Fight: We react, become defensive, yell, scream, refuse to yield.

Flee: We physically or emotionally cut ourselves off from others, become passive aggressive, quit talking, shut down.

Freeze: We don’t take any position, we stay neutral and don’t do anything when we should do something.

Appease: We people please, try to keep the peace at any price, compromise convictions, enable the person to continue in his or her hurtful behavior.

2. Act as if.

Jesus said in Luke 6.27 that we must love our enemies. The word for love is the word agape, a love that is not based on the merits of the other person.

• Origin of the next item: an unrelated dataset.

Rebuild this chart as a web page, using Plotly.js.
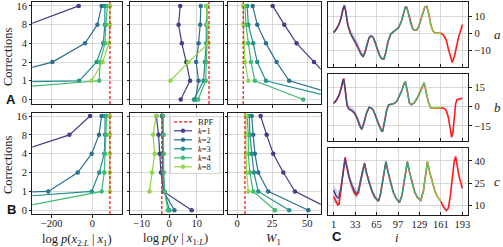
<!DOCTYPE html>
<html><head><meta charset="utf-8">
<script src="https://cdn.plot.ly/plotly-3.0.1.min.js"></script>
<style>html,body{margin:0;padding:0;background:#fff}#chart{width:503px;height:247px}</style>
</head><body><div id="chart"></div>
<script>
// ---------------- DATA ----------------
const correctionTicks = ['0', '1', '2', '4', '8', '16'];
const kNames = ['k=1', 'k=2', 'k=3', 'k=4', 'k=8'];
const kColors = ['#423f85', '#2d6f8e', '#22908d', '#3dbb74', '#8fd744'];

// values per k (rows) at corrections 0,1,2,4,8,16 (columns)
const rowA_logpx = [
  [-3000, -2000, -1200, -700, -315, -67],
  [-2500, -550, -197, -36, 25, 46],
  [-5000, -65, 21, 54, 62, 62],
  [-1150, 34, 38, 62, 67, 74],
  [null, -3, 51, 82, 87, 87]
];
const rowA_logpy = [
  [4.2, 7.6, 6.2, 4.6, 3.4, 4.0],
  [9.5, 10.7, 9.8, 10.7, 11.3, 11.5],
  [9.0, 12.5, 13.0, 13.5, 13.5, 13.8],
  [10.5, 13.3, 13.5, 13.8, 13.8, 13.5],
  [null, 0.4, 7.0, 14.3, 13.9, 13.7]
];
const rowA_w1 = [
  [80, 67.6, 54.8, 42.4, 33.6, 25.3],
  [82.6, 37.1, 28.1, 20.5, 14.3, 11.0],
  [75, 20.5, 14.3, 11.4, 7.9, 7.1],
  [47.1, 12.6, 9.8, 7.9, 6.2, 5.5],
  [null, 7.9, 5.5, 4.8, 4.3, 4.3]
];
const rowB_logpx = [
  [-1500, -1000, -700, -394, -113, -11],
  [-3000, -217, -72, -3, 33, 46],
  [-1270, -3, 34, 59, 62.6, 62.6],
  [-432, 46, 59, 62.6, 69, 71],
  [null, 87, 87, 87, 87, 87]
];
const rowB_logpy = [
  [8.2, -2.1, -3.0, -3.5, -3.9, -4.7],
  [1.9, -2.1, -2.4, -2.4, -2.4, -2.7],
  [0.0, -1.7, -2.2, -2.2, -2.3, -2.4],
  [-0.5, -1.7, -2.0, -2.0, -2.0, -2.2],
  [null, -7.2, -6.3, -5.3, -5.9, -4.8]
];
const rowB_w1 = [
  [68, 41.2, 32.9, 25.7, 21.0, 16.7],
  [50.7, 22.1, 15.0, 12.6, 11.4, 10.3],
  [37.1, 15.0, 11.9, 10.3, 9.0, 8.6],
  [26.9, 11.4, 9.0, 7.9, 7.9, 7.1],
  [null, 7.9, 6.7, 6.2, 6.2, 6.2]
];
// BPF reference values [log p(x2:L|x1), log p(y|x1:L), W1]
const bpfRowA = [87, 14.5, 4.3];
const bpfRowB = [87, -2.7, 5.5];

// Panel C: time index and series
const iA = [1,5,9,12,15,17,19,22,26,30,34,38,42,45,48,51,54,57,60,63,66,70,73,76,79,82,86,90,94,98,102,105,108,110,113,116,119,122,125,128,131,134,137,140,143,146,149,152,156,161,165,169,172,175,178,181,184,187,190,193];
const truthA = [0.5,2.5,5.5,9,14.5,16.5,13,5,0,-3,-5.5,-9,-12.5,-13.7,-11,-6,-2.5,-1.5,-2.5,-5.5,-9.5,-13.5,-15,-15.2,-11,-5,-0.5,1,2,3.5,7,11.5,15.5,15.5,11,5.5,2.5,1.8,2,4,7.5,12,15.5,16,11.5,5,1.5,0.3,0,0,-1,-4,-9,-14,-17.3,-14,-8,-3,1,5];
const bandA_i = [22,26,30,34,38,42,45,48,51,54];
const bandA_lo = [4,-1,-4,-6.5,-10,-13,-14.2,-11.5,-6.5,-3];
const bandA_hi = [7,2,0,-2.5,-6,-10,-11.5,-9,-4.5,-1.5];

const iB = [1,5,9,12,15,16,18,21,24,28,32,36,40,43,46,50,54,57,60,64,68,72,74,77,80,83,87,91,95,99,103,106,108,111,114,117,121,125,129,133,136,139,142,146,150,155,161,165,169,172,175,177,179,181,183,185,188,191,193];
const truthB = [2.7,5,9,14,21,21.4,14,1,-2,-3,-5,-9,-15,-17.7,-13,-5,-0.5,-1,-2.5,-8,-14,-18.5,-19.5,-12,-3,1.3,2,2.5,4,8,13,18,19.5,12,3,1.5,3,6,10,15,18.8,12,4,-1,-1,-0.5,-0.5,-1,-3,-8,-17,-24,-20,-8,2,5.5,6,6.2,6.5];
const bandB_i = [21,24,28,32,36,40,43,46,50];
const bandB_lo = [0,-3,-4,-6.5,-10.5,-16,-18.5,-14,-6];
const bandB_hi = [3,1,0,-2,-6,-12,-15.5,-11,-3.5];

const iC = [1,4,7,9,12,15,18,21,24,28,32,35,38,42,45,47,50,54,58,62,66,68,71,75,79,82,86,90,94,99,103,107,111,114,118,122,126,131,135,138,141,144,148,152,156,161,165,169,172,175,178,181,183,185,188,191,193];
const truthC = [16,13,10.5,11,20,32,42.5,36,29,23,18.5,17,19,28,35,38.5,32,25,20,16,13.5,13,18,29,39.5,33,25,19,15,12,17,29,39.5,33,25,19,15.5,13.4,20,30,39.5,33,26,20,16,12.9,9,6.7,8,16,28,40,43,37,30,25,21.6];
const meanC_head = [20.5,17,15,16,22,32,41,35,29,24,20,18,20,29,35,38,32,25,20,16,13.8,13.2];
const bandC_i = [1,4,7,9,12,15,18,21,24,28,32,35,38,42,45,47,50,54,58,62,66,68];
const bandC_lo = [12,11,10.5,11.5,18,29,38.5,32,26,20,16,15,17,25,32,35,30,23,18,14.5,12.5,12.5];
const bandC_hi = [24,22,20,21,25,34,43,37,32,27,23,21,24,33,38,40.5,34,27,22,18,15,14];
const iTicks = [1,33,65,97,129,161,193];
const lastObserved = 161;

// ---------------- HELPERS (layout only) ----------------
const W = 503, H = 247;
const px = v => v / W;
const py = v => 1 - v / H;
const SERIF = 'Liberation Serif, DejaVu Serif, serif';
const FRAME = '#1e1e1e';
const GRID = '#cfcfcf';

const viridisStops = ['#440154','#482475','#414487','#355f8d','#2a788e','#21918c','#22a884','#44bf70','#7ad151','#bddf26','#fde725'];
function hex2rgb(h){return [parseInt(h.slice(1,3),16),parseInt(h.slice(3,5),16),parseInt(h.slice(5,7),16)];}
function viridis(t){
  t = Math.max(0, Math.min(1, t));
  const s = t * (viridisStops.length - 1);
  const k = Math.min(Math.floor(s), viridisStops.length - 2);
  const f = s - k;
  const a = hex2rgb(viridisStops[k]), b = hex2rgb(viridisStops[k+1]);
  const c = a.map((v, j) => Math.round(v + (b[j] - v) * f));
  return 'rgb(' + c.join(',') + ')';
}

const traces = [];
const shapes = [];
const annotations = [];
const layout = {
  width: W, height: H, margin: {l:0, r:0, t:0, b:0},
  paper_bgcolor: '#fff', plot_bgcolor: '#fff',
  showlegend: false,
  font: {family: SERIF, size: 10, color: '#1a1a1a'}
};

const colDom = [[32.3,121.5],[130,223],[228,320.7]];
const rowDom = [[2,104],[113,214]];
const yRanges = [[-0.24,5.21],[-0.2,5.16]];
const xRanges = [[-296,144],[-14.3,19.6],[-6.6,59.6]];
const xTicks = [[-200,0],[-10,0,10],[0,25,50]];
const rowData = [[rowA_logpx, rowA_logpy, rowA_w1],[rowB_logpx, rowB_logpy, rowB_w1]];
const bpfRows = [bpfRowA, bpfRowB];
const yIdx = correctionTicks.map((_, j) => j);

function axBase(){
  return {showline:true, mirror:true, linecolor:FRAME, linewidth:1.3, showgrid:true, gridcolor:GRID, gridwidth:0.8, zeroline:false,
          ticks:'outside', ticklen:2.5, tickwidth:1, tickcolor:FRAME, tickfont:{family:SERIF, size:10.5, color:'#1a1a1a'}};
}

let n = 1;
for (let r = 0; r < 2; r++) {
  for (let c = 0; c < 3; c++) {
    const xa = 'xaxis' + (n === 1 ? '' : n), ya = 'yaxis' + (n === 1 ? '' : n);
    const xr = 'x' + (n === 1 ? '' : n), yr = 'y' + (n === 1 ? '' : n);
    layout[xa] = Object.assign(axBase(), {domain:[px(colDom[c][0]), px(colDom[c][1])], range:xRanges[c], tickvals:xTicks[c],
      showticklabels: r === 1, anchor: yr, ticklabelstandoff: -3});
    layout[ya] = Object.assign(axBase(), {domain:[py(rowDom[r][1]), py(rowDom[r][0])], range:yRanges[r], tickvals:yIdx,
      ticktext: correctionTicks, showticklabels: c === 0, anchor: xr, ticklen:2});
    // BPF line
    shapes.push({type:'line', xref:xr, yref:yr + ' domain', x0:bpfRows[r][c], x1:bpfRows[r][c], y0:0, y1:1,
      line:{color:'#ff1a1a', width:1.3, dash:'3px,2px'}, layer:'above'});
    const series = rowData[r][c];
    for (let k = 0; k < series.length; k++) {
      traces.push({type:'scatter', mode:'lines+markers', x:series[k], y:yIdx, xaxis:xr, yaxis:yr,
        line:{color:kColors[k], width:1.2}, marker:{color:kColors[k], size:4.5}, cliponaxis:true, connectgaps:false,
        hoverinfo:'skip'});
    }
    n++;
  }
}

// Panel C
const cTop = [[2,67],[74,141],[148,215]];
const cRanges = [[-19.9,18.5],[-26.8,25.5],[3.7,48.7]];
const cTicks = [[-10,0,10],[-15,0,15],[10,25,40]];
const cI = [iA, iB, iC];
const cTruth = [truthA, truthB, truthC];
const cBand = [[bandA_i, bandA_lo, bandA_hi],[bandB_i, bandB_lo, bandB_hi],[bandC_i, bandC_lo, bandC_hi]];
const cLetters = ['a','b','c'];
for (let p = 0; p < 3; p++) {
  const xa = 'xaxis' + n, ya = 'yaxis' + n, xr = 'x' + n, yr = 'y' + n;
  layout[xa] = Object.assign(axBase(), {domain:[px(328), px(468)], range:[-7.5, 201.5], tickvals:iTicks,
    showticklabels: p === 2, anchor: yr, ticks:'inside', ticklen:3, ticklabelstandoff: -1});
  layout[ya] = Object.assign(axBase(), {domain:[py(cTop[p][1]), py(cTop[p][0])], range:cRanges[p], tickvals:cTicks[p],
    side:'right', anchor: xr, ticklen:3});
  // sample spread band
  const b = cBand[p];
  traces.push({type:'scatter', mode:'lines', x:b[0], y:b[1], xaxis:xr, yaxis:yr, line:{width:0, color:'rgba(0,0,0,0)'}, hoverinfo:'skip'});
  traces.push({type:'scatter', mode:'lines', x:b[0], y:b[2], xaxis:xr, yaxis:yr, line:{width:0, color:'rgba(0,0,0,0)'},
    fill:'tonexty', fillcolor:'rgba(110,115,200,0.28)', hoverinfo:'skip'});
  // ground truth
  traces.push({type:'scatter', mode:'lines', x:cI[p], y:cTruth[p], xaxis:xr, yaxis:yr, line:{color:'#ff1a1a', width:1.6}, hoverinfo:'skip'});
  // posterior mean, coloured along i (observed part only)
  const xs = cI[p], ys = cTruth[p].map((v, j) => (p === 2 && j < meanC_head.length) ? meanC_head[j] : v);
  for (let j = 0; j < xs.length - 1; j++) {
    if (xs[j + 1] > lastObserved) break;
    const t = 0.15 + 0.72 * (((xs[j] + xs[j+1]) / 2 - 1) / (lastObserved - 1));
    traces.push({type:'scatter', mode:'lines', x:[xs[j], xs[j+1]], y:[ys[j], ys[j+1]], xaxis:xr, yaxis:yr,
      line:{color:viridis(t), width:1.4}, hoverinfo:'skip'});
  }
  annotations.push({xref:'paper', yref:'paper', x:px(497), y:py((cTop[p][0]+cTop[p][1])/2), text:'<i>'+cLetters[p]+'</i>',
    showarrow:false, font:{family:SERIF, size:13}, xanchor:'center', yanchor:'middle'});
  n++;
}

// titles and panel labels
const ann = (x, y, text, opts) => annotations.push(Object.assign({xref:'paper', yref:'paper', x:px(x), y:py(y), text,
  showarrow:false, xanchor:'center', yanchor:'middle', font:{family:SERIF, size:12.5, color:'#1a1a1a'}}, opts || {}));
ann(8, 57, 'Corrections', {textangle:-90});
ann(8, 165, 'Corrections', {textangle:-90});
ann(77, 239.5, 'log <i>p</i>(<i>x</i><sub>2:<i>L</i></sub> | <i>x</i><sub>1</sub>)');
ann(175, 238.5, 'log <i>p</i>(<i>y</i> | <i>x</i><sub>1:<i>L</i></sub>)');
ann(273, 238.5, '<i>W</i><sub>1</sub>');
ann(397, 238, '<i>i</i>');
const bold = {font:{family:'Liberation Sans, DejaVu Sans, sans-serif', size:13, color:'#111'}};
ann(11, 99, '<b>A</b>', bold);
ann(11, 209, '<b>B</b>', bold);
ann(337, 236, '<b>C</b>', bold);

// custom legend box in row B, middle panel
const legNames = ['BPF'].concat(kNames.map(s => '<i>k</i>=' + s.split('=')[1]));
const legColors = ['#ff1a1a'].concat(kColors);
shapes.push({type:'rect', xref:'paper', yref:'paper', x0:px(170.5), x1:px(220), y0:py(173.5), y1:py(116.5),
  fillcolor:'rgba(255,255,255,0.95)', line:{color:'#cccccc', width:0.8}, layer:'above'});
legNames.forEach((name, j) => {
  const yy = 121.8 + 9.0 * j;
  shapes.push({type:'line', xref:'paper', yref:'paper', x0:px(174), x1:px(192), y0:py(yy), y1:py(yy),
    line:{color:legColors[j], width:j === 0 ? 1.3 : 1.2, dash: j === 0 ? '3px,2px' : 'solid'}, layer:'above'});
  if (j > 0) shapes.push({type:'circle', xref:'paper', yref:'paper', x0:px(181), x1:px(185), y0:py(yy+2), y1:py(yy-2),
    fillcolor:legColors[j], line:{color:legColors[j], width:0.5}, layer:'above'});
  annotations.push({xref:'paper', yref:'paper', x:px(196), y:py(yy), text:name, showarrow:false, xanchor:'left', yanchor:'middle',
    font:{family:SERIF, size:8.5, color:'#1a1a1a'}});
});

layout.shapes = shapes;
layout.annotations = annotations;
Plotly.newPlot('chart', traces, layout, {staticPlot:true, displayModeBar:false});
</script></body></html>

This love is not something that happens to you (i.e., like someone who ‘falls’ in love). Rather, agape love is a choice of our will superintended by the Holy Spirit that allows us to love the offender even when we don’t feel like it.

It is an ‘act as if’ kind of love.

3. Guard your tongue.

When someone hurts us, it’s easy to lose control over what we say in return. Jesus says in Luke 6.28 that we must bless those who curse us.

To bless is the opposite of cursing. It is using our words in a God-honoring way rather than in a vindictive or a ‘tit-for-tat’ way.